The report said government revenues are estimated to almost halve in 2021 to reach 6.6% of GDP, marking the third-lowest ratio globally after Somalia and Yemen. The gross debt is estimated to reach 183% of GDP in 2021, taking Lebanon to the fourth highest ratio in the world behind Japan, Sudan and Greece. “Deliberate denial during deliberate depression is creating long-lasting scars on the economy and society,” said Saroj Kumar Jha, the World Bank’s regional director. “Over two years into the financial crisis, Lebanon has yet to identify, least of all embark upon, a credible path toward economic and financial recovery.” Jha added that the Lebanese government urgently needs to move forward with the adoption of a credible, comprehensive and equitable macro-financial stabilization and recovery plan and accelerate its implementation if it is to avoid a complete destruction of its social and economic networks and immediately stop irreversible loss of human capital. The report came a day after Beirut resumed its talks with the International Monetary Fund after the Cabinet held its first meeting in three months. The talks began last year and broke off without a breakthrough amid political bickering by rival groups.

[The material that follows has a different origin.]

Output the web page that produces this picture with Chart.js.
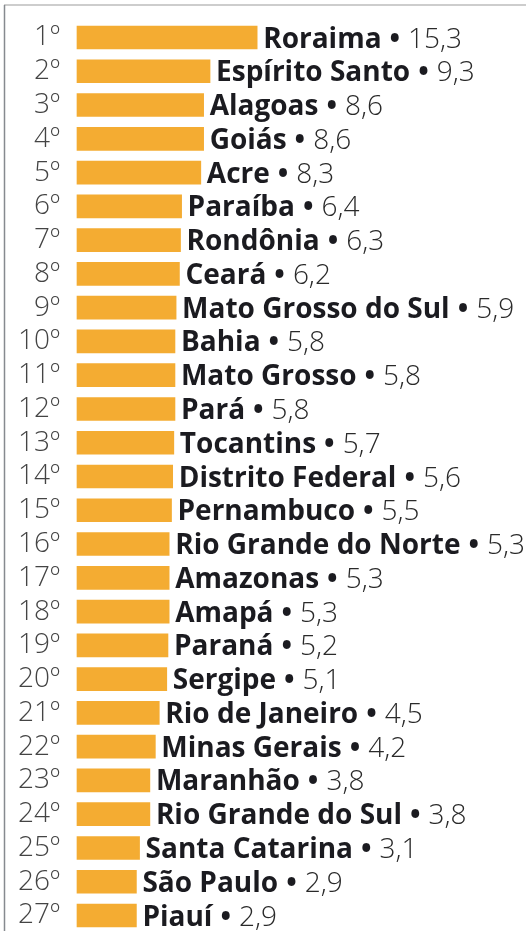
<!DOCTYPE html>
<html>
<head>
<meta charset="utf-8">
<script src="https://cdn.jsdelivr.net/npm/chart.js@4"></script>
<style>
    html, body { margin: 0; padding: 0; background: #fff; }
    canvas { display: block; }
</style>
</head>
<body>
<canvas id="rankingChart" width="526" height="931"></canvas>
<script>
    // data
    const states = [
        "Roraima", "Espírito Santo", "Alagoas", "Goiás", "Acre", "Paraíba", "Rondônia",
        "Ceará", "Mato Grosso do Sul", "Bahia", "Mato Grosso", "Pará", "Tocantins",
        "Distrito Federal", "Pernambuco", "Rio Grande do Norte", "Amazonas", "Amapá",
        "Paraná", "Sergipe", "Rio de Janeiro", "Minas Gerais", "Maranhão",
        "Rio Grande do Sul", "Santa Catarina", "São Paulo", "Piauí"
    ];
    const values = [
        15.3, 9.3, 8.6, 8.6, 8.3, 6.4, 6.3, 6.2, 5.9, 5.8, 5.8, 5.8, 5.7, 5.6,
        5.5, 5.3, 5.3, 5.3, 5.2, 5.1, 4.5, 4.2, 3.8, 3.8, 3.1, 2.9, 2.9
    ];
    const ranks = states.map((s, i) => (i + 1) + "º");

    // the bars in the original follow a square-root scale
    class SqrtScale extends Chart.LinearScale {
        getPixelForValue(value) {
            if (value === null || value === undefined) return NaN;
            const lo = Math.sqrt(this.min), hi = Math.sqrt(this.max);
            const v = Math.sqrt(Math.max(value, this.min));
            return this.getPixelForDecimal((v - lo) / (hi - lo));
        }
        getValueForPixel(pixel) {
            const lo = Math.sqrt(this.min), hi = Math.sqrt(this.max);
            const s = lo + this.getDecimalForPixel(pixel) * (hi - lo);
            return s * s;
        }
    }
    SqrtScale.id = "sqrt";
    SqrtScale.defaults = Chart.LinearScale.defaults;
    Chart.register(SqrtScale);

    const fmt = v => v.toFixed(1).replace(".", ",");

    // state name + value written after each bar
    const barLabels = {
        id: "barLabels",
        afterDatasetsDraw(chart) {
            const ctx = chart.ctx;
            const meta = chart.getDatasetMeta(0);
            ctx.save();
            ctx.textBaseline = "alphabetic";
            meta.data.forEach((bar, i) => {
                let x = bar.x + 6;
                const y = bar.y + 10;
                ctx.font = "700 28px 'Open Sans'";
                ctx.fillStyle = "#1b1b20";
                ctx.fillText(states[i], x, y);
                x += ctx.measureText(states[i]).width + 8;
                ctx.fillText("•", x, y);
                x += ctx.measureText("•").width + 8;
                ctx.font = "300 28px 'Open Sans'";
                ctx.fillStyle = "#2a2a2a";
                ctx.fillText(fmt(values[i]), x, y);
            });
            ctx.restore();
        }
    };

    // thin frame on top and left
    const frame = {
        id: "frame",
        beforeDraw(chart) {
            const ctx = chart.ctx;
            ctx.save();
            ctx.lineWidth = 1.5;
            ctx.strokeStyle = "#bdbdbd";
            ctx.beginPath();
            ctx.moveTo(4, 5);
            ctx.lineTo(526, 5);
            ctx.stroke();
            ctx.strokeStyle = "#868a8f";
            ctx.beginPath();
            ctx.moveTo(4.5, 5);
            ctx.lineTo(4.5, 931);
            ctx.stroke();
            ctx.restore();
        }
    };

    new Chart(document.getElementById("rankingChart"), {
        type: "bar",
        data: {
            labels: ranks,
            datasets: [{
                data: values,
                backgroundColor: "#f4ac32",
                barThickness: 23,
                clip: false
            }]
        },
        options: {
            indexAxis: "y",
            responsive: false,
            animation: false,
            devicePixelRatio: 1,
            layout: { padding: { top: 37.5, bottom: 15.5, left: 0, right: 264 } },
            plugins: { legend: { display: false }, tooltip: { enabled: false } },
            scales: {
                x: { type: "sqrt", min: 0.38, max: 16, display: false },
                y: {
                    offset: false,
                    grid: { display: false },
                    border: { display: false },
                    ticks: {
                        autoSkip: false,
                        padding: 9,
                        color: "#444444",
                        font: { family: "'Open Sans'", size: 28, weight: "300" }
                    },
                    afterFit: scale => {
                        scale.width = 77;
                        scale.paddingTop = 0;
                        scale.paddingBottom = 0;
                    }
                }
            }
        },
        plugins: [barLabels, frame]
    });
</script>
</body>
</html>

Later on Tuesday, Interior Minister Bassam Mawlawi said Lebanese police thwarted an attempt to smuggle large amounts of Captagon amphetamine pills. He said they were on their way from Lebanon to the African nation of Togo. From there they would have been sent to a Persian Gulf nation, most likely Saudi Arabia. Mawlawi said the pills were hidden in 434 boxes mixed in with seven tons of tea. They were confiscated at sea after the smugglers sailed from Beirut’s port. Captagon manufacturing thrives in Lebanon and war-torn Syria, which have become a gateway for the drug to the Middle East, particularly the Gulf. Smuggling of Captagon pills has been at the heart of a spat between Saudi Arabia and Lebanon, after over 5 million pills hidden in a shipment of pomegranate from Lebanon were seized in the kingdom in April. In retaliation, the Saudis banned Lebanese produce from going to or even transiting through the kingdom, a blow to Lebanon’s exporters.